Demonstrating Strict Inequality in Fatou's Lemma with Sequences of Functions

Recall that Fatou's lemma states that 
\[\int \liminf_{n\rightarrow \infty} f_n dx \leq  \liminf_{n\rightarrow \infty} \int f_n dx.\]

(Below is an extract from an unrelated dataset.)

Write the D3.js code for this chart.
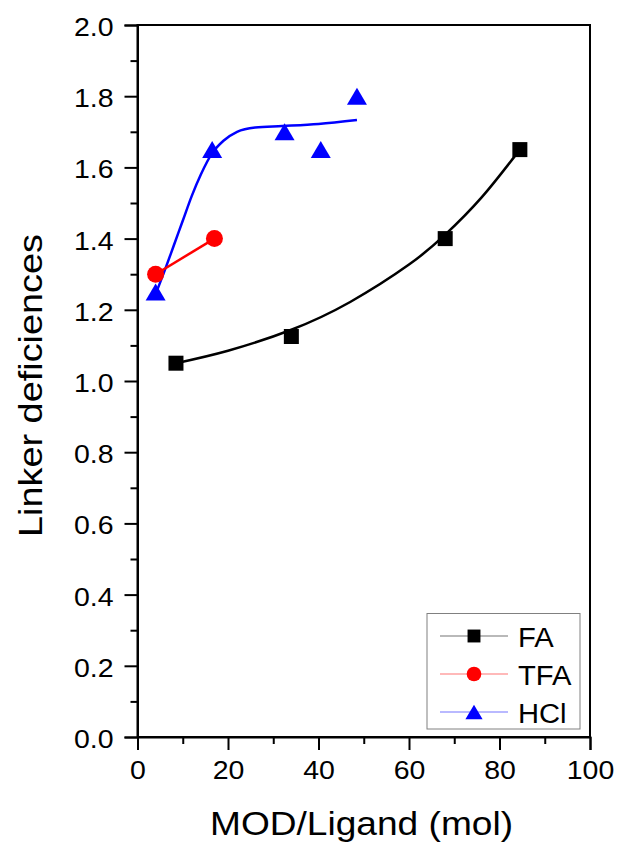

(a) Note that for the given sequence of functions 
\[\liminf_{n\rightarrow \infty} f_n =0.\]
This is because for $ x\in [0,1]$ we have $\lim_{k\rightarrow \infty} f_{2k}(x)=0$, and for $x\in (1,2)$ $\lim_{k\rightarrow \infty} f_{2k+1}=0$. So $\liminf_{n\rightarrow \infty} f_n =0$ on $[0,2)$. Note that for $x\in \mathbb{R}\backslash [0,2)$,  $f_n(x)$ is zero and hence the liminf is also zero. 

On the other hande
$$\int f_n =\int_0^{1}1 dx=1,   \text{if n is odd}$$
and 
$$\int f_n =\int_1^{2}1 dx=1,    \text{if n is even}.$$
So $\int f_n=1$ for all $n$. Thus 
\[\liminf_{n\rightarrow \infty}\int f_n dx =0. \]
So we have
\[0= \int \liminf_{n\rightarrow \infty} f_n dx <  \liminf_{n\rightarrow \infty} \int f_n dx=1, \]
so Fatou's lemma can be strict.

(b) Let $x\in \mathbb{R}$. Then 
\[\lim _{n \rightarrow \infty}|f_n(x)|\leq \lim _{n \rightarrow \infty} \frac{1}{n}=0.\]
Hence
\[\liminf_{n\rightarrow \infty} f_n (x)=\lim _{n \rightarrow \infty}f_n(x)=0,\]
for all $x$. 
On the other hand, 
\[\int f_n dx=\int_0^{n}-\frac{1}{n}dx=-1.\]
So we have
\[0= \int \liminf_{n\rightarrow \infty} f_n dx >  \liminf_{n\rightarrow \infty} \int f_n dx=-1. \]
This shows that Fatou is false in general for functions that are not nonnegative.